No Added Preservatives.
Roy Maayan
Curator: Erez Maayan
Periscope Design & Neo Craft Gallery
2013
The installation "No Preservatives" presents clay artist Roy Maayan's memory of his childhood's food sites, and across from them places portraits of his "feeders". When displacing reality into memory and from memory back to matter, the images go through an array of transformations – from iconic glorification to distortion and hideousness. Memory becomes a mere shell. On one hand, the dining table is excessive, overflowing, it bubbles and oozes, and on the other hand it's full of passion and lust.
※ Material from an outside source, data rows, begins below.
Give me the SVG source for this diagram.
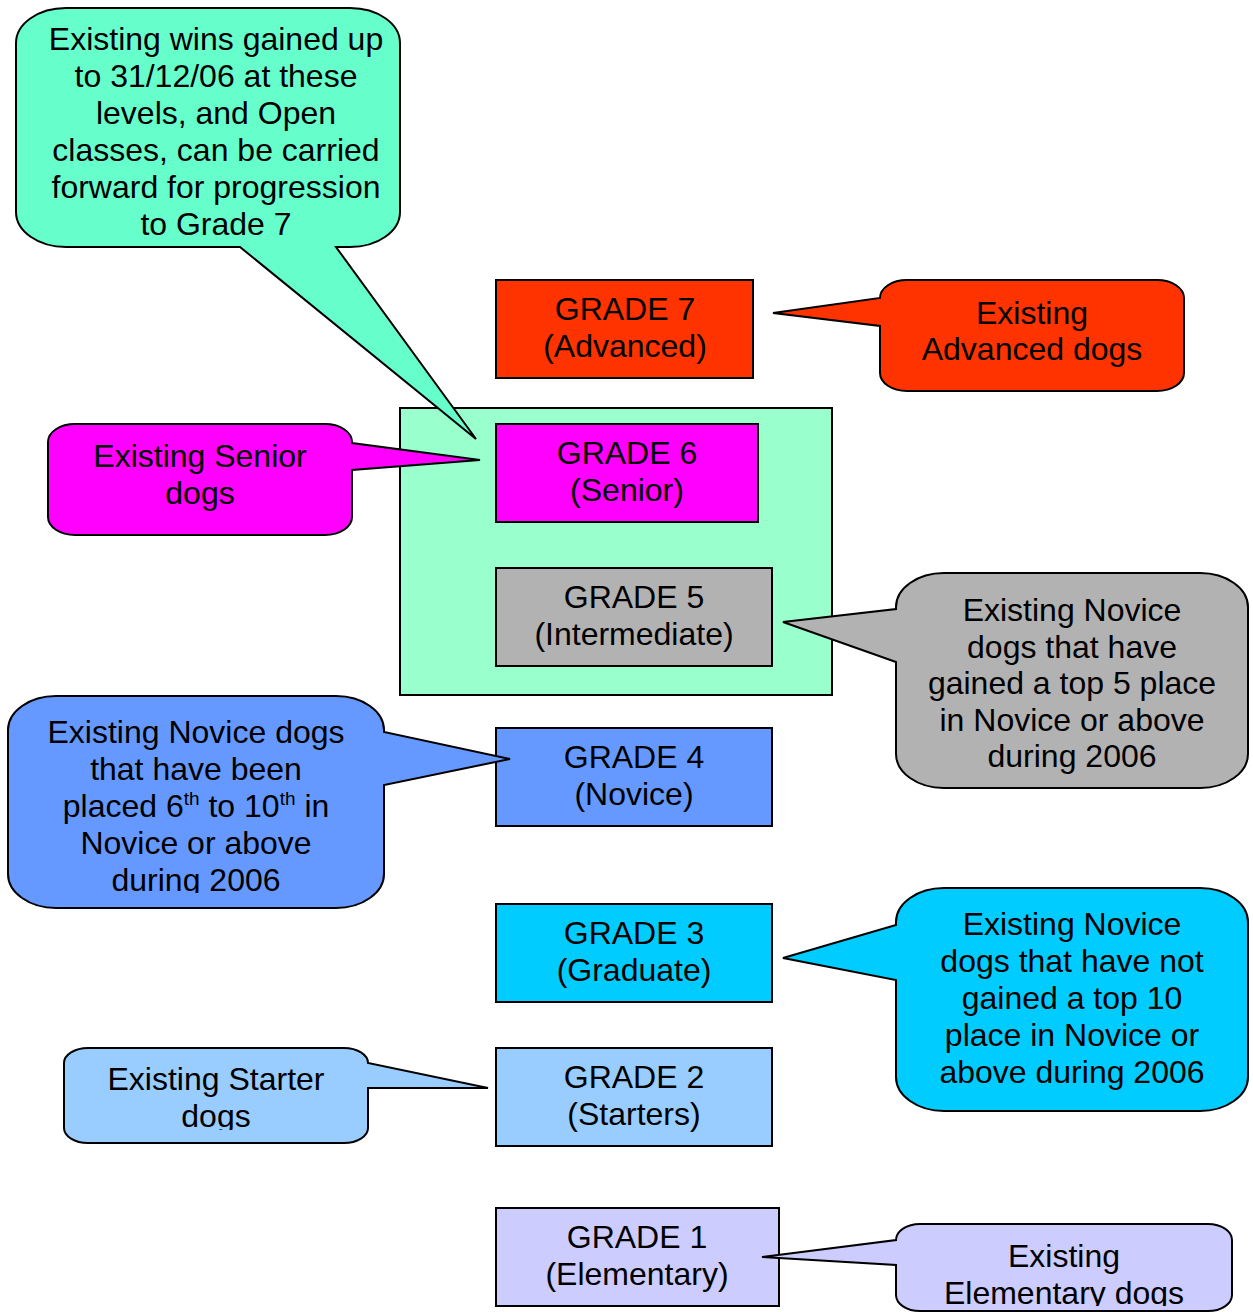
<svg xmlns="http://www.w3.org/2000/svg" width="1253" height="1312" viewBox="0 0 1253 1312">
<style>
text{font-family:"Liberation Sans",Arial,sans-serif;font-size:32px;fill:#000;text-anchor:middle}
.box{stroke:#000;stroke-width:2}
.co{stroke:#000;stroke-width:2;stroke-linejoin:miter}
.sup{font-size:19px}
</style>
<defs>
<clipPath id="clipNov"><rect x="0" y="690" width="400" height="203"/></clipPath>
<clipPath id="clipSta"><rect x="60" y="1040" width="320" height="90"/></clipPath>
<clipPath id="clipEle"><rect x="890" y="1220" width="350" height="86"/></clipPath>
</defs>
<rect width="1253" height="1312" fill="#fff"/>

<g id="container">
<rect x="400" y="408" width="432" height="287" fill="#99FFCC" class="box"/>
</g>

<g id="grade7">
<rect x="496" y="280" width="257" height="98" fill="#FF3300" class="box"/>
<text x="625" y="320">GRADE 7</text><text x="625" y="357">(Advanced)</text>
</g>
<g id="grade6">
<rect x="496" y="424" width="262" height="98" fill="#FF00FF" class="box"/>
<text x="627" y="464">GRADE 6</text><text x="627" y="501">(Senior)</text>
</g>
<g id="grade5">
<rect x="496" y="568" width="276" height="98" fill="#B2B2B2" class="box"/>
<text x="634" y="608">GRADE 5</text><text x="634" y="645">(Intermediate)</text>
</g>
<g id="grade4">
<rect x="496" y="728" width="276" height="98" fill="#6699FF" class="box"/>
<text x="634" y="768">GRADE 4</text><text x="634" y="805">(Novice)</text>
</g>
<g id="grade3">
<rect x="496" y="904" width="276" height="98" fill="#00CCFF" class="box"/>
<text x="634" y="944">GRADE 3</text><text x="634" y="981">(Graduate)</text>
</g>
<g id="grade2">
<rect x="496" y="1048" width="276" height="98" fill="#99CCFF" class="box"/>
<text x="634" y="1088">GRADE 2</text><text x="634" y="1125">(Starters)</text>
</g>
<g id="grade1">
<rect x="496" y="1208" width="283" height="98" fill="#CCCCFF" class="box"/>
<text x="637" y="1248">GRADE 1</text><text x="637" y="1285">(Elementary)</text>
</g>

<g id="callout-wins">
<path class="co" fill="#66FFCC" d="M 66,8 H 350 A 50 35 0 0 1 400 43 V 212 A 50 35 0 0 1 350 247 H 336 L 476 439 L 240 247 H 66 A 50 35 0 0 1 16 212 V 43 A 50 35 0 0 1 66 8 Z"/>
<text x="216" y="50">Existing wins gained up</text>
<text x="216" y="87">to 31/12/06 at these</text>
<text x="216" y="124">levels, and Open</text>
<text x="216" y="161">classes, can be carried</text>
<text x="216" y="198">forward for progression</text>
<text x="216" y="235">to Grade 7</text>
</g>

<g id="callout-advanced">
<path class="co" fill="#FF3300" d="M 907,280 H 1157 A 27 18 0 0 1 1184 298 V 373 A 27 18 0 0 1 1157 391 H 907 A 27 18 0 0 1 880 373 V 326 L 773 313 L 880 298 A 27 18 0 0 1 907 280 Z"/>
<text x="1032" y="324">Existing</text>
<text x="1032" y="360">Advanced dogs</text>
</g>

<g id="callout-senior">
<path class="co" fill="#FF00FF" d="M 75,424 H 325 A 27 18 0 0 1 352 442 V 443 L 480 460 L 352 470 V 517 A 27 18 0 0 1 325 535 H 75 A 27 18 0 0 1 48 517 V 442 A 27 18 0 0 1 75 424 Z"/>
<text x="200" y="467">Existing Senior</text>
<text x="200" y="504">dogs</text>
</g>

<g id="callout-intermediate">
<path class="co" fill="#B2B2B2" d="M 944,573 H 1200 A 48 34 0 0 1 1248 607 V 754 A 48 34 0 0 1 1200 788 H 944 A 48 34 0 0 1 896 754 V 662 L 783 622 L 896 609 V 607 A 48 34 0 0 1 944 573 Z"/>
<text x="1072" y="621">Existing Novice</text>
<text x="1072" y="658">dogs that have</text>
<text x="1072" y="694">gained a top 5 place</text>
<text x="1072" y="731">in Novice or above</text>
<text x="1072" y="767">during 2006</text>
</g>

<g id="callout-novice">
<path class="co" fill="#6699FF" d="M 56,696 H 336 A 48 34 0 0 1 384 730 V 732 L 510 759 L 384 785 V 874 A 48 34 0 0 1 336 908 H 56 A 48 34 0 0 1 8 874 V 730 A 48 34 0 0 1 56 696 Z"/>
<g clip-path="url(#clipNov)">
<text x="196" y="743">Existing Novice dogs</text>
<text x="196" y="780">that have been</text>
<text x="196" y="817">placed 6<tspan class="sup" dy="-12">th</tspan><tspan dy="12"> to 10</tspan><tspan class="sup" dy="-12">th</tspan><tspan dy="12"> in</tspan></text>
<text x="196" y="854">Novice or above</text>
<text x="196" y="891">during 2006</text>
</g>
</g>

<g id="callout-graduate">
<path class="co" fill="#00CCFF" d="M 944,888 H 1200 A 48 34 0 0 1 1248 922 V 1077 A 48 34 0 0 1 1200 1111 H 944 A 48 34 0 0 1 896 1077 V 980 L 783 958 L 896 925 V 922 A 48 34 0 0 1 944 888 Z"/>
<text x="1072" y="935">Existing Novice</text>
<text x="1072" y="972">dogs that have not</text>
<text x="1072" y="1009">gained a top 10</text>
<text x="1072" y="1046">place in Novice or</text>
<text x="1072" y="1083">above during 2006</text>
</g>

<g id="callout-starter">
<path class="co" fill="#99CCFF" d="M 88,1048 H 344 A 24 15 0 0 1 368 1063 L 488 1088 L 368 1088 V 1128 A 24 15 0 0 1 344 1143 H 88 A 24 15 0 0 1 64 1128 V 1063 A 24 15 0 0 1 88 1048 Z"/>
<g clip-path="url(#clipSta)">
<text x="216" y="1090">Existing Starter</text>
<text x="216" y="1127">dogs</text>
</g>
</g>

<g id="callout-elementary">
<path class="co" fill="#CCCCFF" d="M 920,1224 H 1208 A 24 16 0 0 1 1232 1240 V 1295 A 24 16 0 0 1 1208 1311 H 920 A 24 16 0 0 1 896 1295 V 1265 L 762 1257 L 896 1240 A 24 16 0 0 1 920 1224 Z"/>
<g clip-path="url(#clipEle)">
<text x="1064" y="1267">Existing</text>
<text x="1064" y="1304">Elementary dogs</text>
</g>
</g>
</svg>
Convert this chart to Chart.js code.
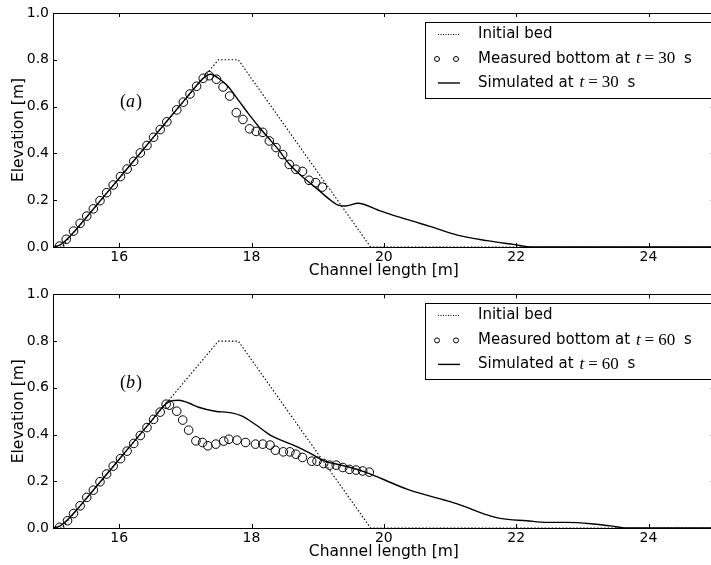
<!DOCTYPE html>
<html>
<head>
<meta charset="utf-8">
<script src="https://cdn.jsdelivr.net/npm/chart.js@4.4.0/dist/chart.umd.min.js"></script>
<style>
html, body { margin: 0; padding: 0; background: #fff; overflow: hidden; width: 711px; height: 565px; }
canvas { position: absolute; left: 0; }
#c1 { top: 0; }
#c2 { top: 282px; }
</style>
</head>
<body>
<canvas id="c1" width="720" height="282"></canvas>
<canvas id="c2" width="720" height="283"></canvas>
<script>
// tick values
var xTicks = [16, 18, 20, 22, 24];
var yTicks = [0, 0.2, 0.4, 0.6, 0.8, 1.0];

// initial bed (same for both panels)
var bedX = [15, 15.13, 17.5, 17.8, 19.8, 25];
var bedY = [0, 0, 0.8, 0.8, 0, 0];

// panel (a): t = 30 s
var measAX = [15.1, 15.2, 15.31, 15.41, 15.51, 15.61, 15.71, 15.81, 15.91, 16.02, 16.12, 16.22, 16.32, 16.42, 16.52, 16.62, 16.72, 16.87, 16.97, 17.07,
              17.17, 17.27, 17.36, 17.47, 17.57, 17.67, 17.77, 17.87, 17.97, 18.07, 18.17, 18.27, 18.37, 18.47, 18.57, 18.67, 18.77, 18.87, 18.97, 19.07];
var measAY = [0.004, 0.033, 0.068, 0.101, 0.132, 0.163, 0.198, 0.232, 0.265, 0.301, 0.333, 0.366, 0.402, 0.434, 0.469, 0.502, 0.535, 0.586, 0.619, 0.654,
              0.687, 0.721, 0.732, 0.717, 0.684, 0.645, 0.574, 0.545, 0.505, 0.494, 0.490, 0.453, 0.425, 0.395, 0.353, 0.332, 0.323, 0.285, 0.275, 0.256];
var simAX = [15, 15.1, 15.2, 15.35, 15.5, 16.0, 16.5, 17.0, 17.2, 17.3, 17.38, 17.5, 17.65, 17.8, 17.95, 18.11, 18.26, 18.41, 18.56, 18.71, 18.86,
             19.01, 19.16, 19.31, 19.42, 19.61, 19.91, 20.21, 20.5, 20.71, 21.11, 21.56, 21.96, 22.25, 25];
var simAY = [0, 0.008, 0.03, 0.075, 0.125, 0.294, 0.463, 0.632, 0.70, 0.728, 0.738, 0.721, 0.685, 0.628, 0.571, 0.514, 0.465, 0.415, 0.358, 0.315, 0.279,
             0.244, 0.208, 0.179, 0.175, 0.187, 0.158, 0.13, 0.105, 0.087, 0.051, 0.027, 0.011, 0, 0];

// panel (b): t = 60 s
var measBX = [15.1, 15.22, 15.31, 15.41, 15.51, 15.61, 15.71, 15.81, 15.91, 16.02, 16.12, 16.22, 16.32, 16.42, 16.52, 16.62, 16.71, 16.76, 16.87, 16.96,
              17.05, 17.16, 17.26, 17.34, 17.46, 17.58, 17.66, 17.78, 17.91, 18.06, 18.17, 18.28, 18.36, 18.48, 18.58, 18.67, 18.77, 18.91, 18.99, 19.09,
              19.18, 19.28, 19.38, 19.48, 19.58, 19.68, 19.78];
var measBY = [0.003, 0.031, 0.062, 0.095, 0.131, 0.162, 0.198, 0.231, 0.265, 0.297, 0.329, 0.362, 0.396, 0.430, 0.465, 0.496, 0.530, 0.526, 0.50, 0.462,
              0.419, 0.373, 0.366, 0.352, 0.359, 0.372, 0.380, 0.376, 0.366, 0.359, 0.359, 0.355, 0.333, 0.326, 0.326, 0.316, 0.302, 0.286, 0.286, 0.276,
              0.269, 0.269, 0.259, 0.251, 0.248, 0.244, 0.239];
var simBX = [15, 15.1, 15.2, 15.35, 15.5, 16.0, 16.5, 16.7, 16.8, 16.9, 17.05, 17.2, 17.45, 17.7, 17.85, 18.06, 18.31, 18.51, 18.71, 18.91, 19.11,
             19.31, 19.51, 19.71, 19.96, 20.36, 20.91, 21.16, 21.56, 21.76, 22.16, 22.46, 22.77, 23.17, 23.42, 23.67, 25];
var simBY = [0, 0.008, 0.03, 0.075, 0.125, 0.294, 0.463, 0.53, 0.545, 0.547, 0.535, 0.517, 0.50, 0.493, 0.48, 0.443, 0.393, 0.369, 0.345, 0.316, 0.286,
             0.272, 0.258, 0.24, 0.212, 0.165, 0.12, 0.098, 0.056, 0.041, 0.031, 0.024, 0.024, 0.017, 0.009, 0, 0];

var SANS = '"DejaVu Sans", sans-serif';
var SERIF = '"Liberation Serif", serif';

Chart.defaults.font.family = SANS;
Chart.defaults.font.size = 14;
Chart.defaults.color = '#000';

function pts(xs, ys) {
    return xs.map(function(x, i) { return {x: x, y: ys[i]}; });
}

// frame, inside ticks, legend box and panel label
var decor = {
    id: 'decor',
    afterDraw: function(chart) {
        var o = chart.options.plugins.decor;
        var ctx = chart.ctx, a = chart.chartArea;
        var xs = chart.scales.x, ys = chart.scales.y;
        ctx.save();
        ctx.strokeStyle = '#000';
        ctx.lineWidth = 1;
        ctx.strokeRect(Math.round(a.left) + 0.5, Math.round(a.top) + 0.5, Math.round(a.right - a.left), Math.round(a.bottom - a.top));
        ctx.beginPath();
        xTicks.forEach(function(v) {
            var px = Math.round(xs.getPixelForValue(v)) + 0.5;
            ctx.moveTo(px, a.bottom); ctx.lineTo(px, a.bottom - 4);
            ctx.moveTo(px, a.top); ctx.lineTo(px, a.top + 4);
        });
        yTicks.forEach(function(v) {
            var py = Math.round(ys.getPixelForValue(v)) + 0.5;
            ctx.moveTo(a.left, py); ctx.lineTo(a.left + 4, py);
            ctx.moveTo(a.right, py); ctx.lineTo(a.right - 4, py);
        });
        ctx.stroke();

        // legend
        var bx = 425.5, by = Math.round(a.top) + 9.5;
        ctx.fillStyle = '#fff';
        ctx.fillRect(bx, by, 300, 76);
        ctx.strokeRect(bx, by, 300, 76);
        var r1 = a.top + 21, r2 = a.top + 46, r3 = a.top + 70;
        ctx.beginPath();
        ctx.setLineDash([1, 1.5]);
        ctx.moveTo(438, Math.round(r1) + 0.5); ctx.lineTo(460, Math.round(r1) + 0.5);
        ctx.stroke();
        ctx.setLineDash([]);
        ctx.beginPath();
        ctx.arc(437, r2, 2.5, 0, Math.PI * 2);
        ctx.moveTo(458.5, r2);
        ctx.arc(456, r2, 2.5, 0, Math.PI * 2);
        ctx.stroke();
        ctx.beginPath();
        ctx.lineWidth = 1.4;
        ctx.moveTo(438, r3); ctx.lineTo(460, r3);
        ctx.stroke();

        ctx.fillStyle = '#000';
        ctx.textBaseline = 'middle';
        ctx.textAlign = 'left';
        ctx.font = '15px ' + SANS;
        ctx.fillText('Initial bed', 478, r1);
        function mathRow(label, y) {
            var x = 478;
            ctx.font = '15px ' + SANS;
            ctx.fillText(label, x, y);
            x += ctx.measureText(label).width + 1;
            ctx.font = 'italic 17px ' + SERIF;
            ctx.fillText('t', x, y);
            x += ctx.measureText('t').width + 4;
            ctx.font = '17px ' + SERIF;
            ctx.fillText('=', x, y);
            x += ctx.measureText('=').width + 4;
            ctx.fillText(o.t, x, y);
            x += ctx.measureText(o.t).width + 4;
            ctx.font = '15px ' + SANS;
            ctx.fillText(' s', x, y);
        }
        mathRow('Measured bottom at ', r2);
        mathRow('Simulated at ', r3);

        // panel label
        var ly = a.top + 89, lx = 120;
        ctx.font = '18px ' + SERIF;
        ctx.fillText('(', lx, ly);
        lx += ctx.measureText('(').width;
        ctx.font = 'italic 18px ' + SERIF;
        ctx.fillText(o.label, lx, ly);
        lx += ctx.measureText(o.label).width + 1;
        ctx.font = '18px ' + SERIF;
        ctx.fillText(')', lx, ly);
        ctx.restore();
    }
};

function makeChart(id, measX, measY, simX, simY, label, t, padTop, xAxisH, titlePad) {
    return new Chart(document.getElementById(id), {
        type: 'line',
        data: {
            datasets: [{
                label: 'Initial bed',
                data: pts(bedX, bedY),
                borderColor: '#000',
                borderWidth: 1.1,
                borderDash: [1.5, 2],
                pointRadius: 0,
                order: 3
            }, {
                label: 'Measured bottom',
                data: pts(measX, measY),
                showLine: false,
                pointStyle: 'circle',
                pointRadius: 4.3,
                pointBorderWidth: 1,
                pointBorderColor: '#000',
                pointBackgroundColor: 'rgba(0,0,0,0)',
                order: 2
            }, {
                label: 'Simulated',
                data: pts(simX, simY),
                borderColor: '#000',
                borderWidth: 1.4,
                pointRadius: 0,
                cubicInterpolationMode: 'monotone',
                order: 1
            }]
        },
        options: {
            responsive: false,
            animation: false,
            devicePixelRatio: 1,
            layout: { padding: { top: padTop, right: 1.5, left: 0, bottom: 0 } },
            plugins: {
                legend: { display: false },
                tooltip: { enabled: false },
                decor: { label: label, t: t }
            },
            scales: {
                x: {
                    type: 'linear',
                    min: 15,
                    max: 25,
                    afterBuildTicks: function(s) { s.ticks = xTicks.map(function(v) { return {value: v}; }); },
                    afterFit: function(s) { s.height = xAxisH; },
                    grid: { display: false, drawTicks: false },
                    border: { display: false },
                    ticks: { padding: 2, maxRotation: 0, autoSkip: false, font: { size: 14 } },
                    title: { display: true, text: 'Channel length [m]', font: { size: 15.5 }, padding: { top: 0, bottom: titlePad } }
                },
                y: {
                    min: 0,
                    max: 1,
                    afterBuildTicks: function(s) { s.ticks = yTicks.map(function(v) { return {value: v}; }); },
                    afterFit: function(s) { s.width = 53; },
                    grid: { display: false, drawTicks: false },
                    border: { display: false },
                    ticks: { padding: 4, font: { size: 14 }, callback: function(v) { return v.toFixed(1); } },
                    title: { display: true, text: 'Elevation [m]', font: { size: 15.5 }, padding: { top: 10, bottom: 0 } }
                }
            }
        },
        plugins: [decor]
    });
}

makeChart('c1', measAX, measAY, simAX, simAY, 'a', '30', 13, 35, 2);
makeChart('c2', measBX, measBY, simBX, simBY, 'b', '60', 12, 37, 4);
</script>
</body>
</html>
The images are inspired by 17th century Flemish food paintings, only instead of exotic, tantalizing dishes, this installation's dishes represent a heightened ideal of the 'Israeli' dining table, which is based on both personal and the collective biographies, but these lose their distinctness, their shape, their seductiveness. This food installation invites the spectator into the collective memory of the chicken, Ptitim (uniquely Israeli tiny pasta), eggplants and soup meal, only they are no longer themselves, they've become their own decay and disintegration, just barely recognizable. 'Everyone's' meal has turned into 'Nobody's' meal. The familiar loses its familiarity and becomes foreign, different and foreboding – but at the same time gains eternal iconic life in matter.
The food's nourishing functionality and its transience are expropriated and it thus becomes inedible, toxic and eternal, and therefore foreboding. The Freudian nondomestic atmosphere resides in the entire space, functioning as an interwoven representation of both the familiar and the foreign. The nondomestic is based in the familiar, in "what is known of old", in what has been accustomed to being experienced as cordial, intimate, warm and personal, and becomes a source of disturbing alienation caused not by its foreignness, but rather by its familiar aspects. The dinner table, abundant with food, like a feast that never took place and now never could, invites the spectator to wander around it as if in an intimate familiar space, but nullifies any hope of feeling welcome in it, as well as undermines its nostalgic potential, subversively creating disquiet.
Facing the food installation are the four "feeders", as icons of soft femininity, they too are simultaneously particular and universal. The enduring fixation of the women made of glaze and gold luster on clay in high incineration provides them with a mythical dimension. These women also are representations of the artist's personal and private and at the same time implied as collective "mother", "grandmother" or "woman", as comforting, nourishing, eternal Madonnas of sorts juxtaposed to the discomfort to which the guest is invited at the clay meal.
The exhibition is the culmination of a lengthy exploration of matter by the artist, who manipulates materials and glazes for the purpose of creating new materials and materiality alongside his research of matter's performative facet.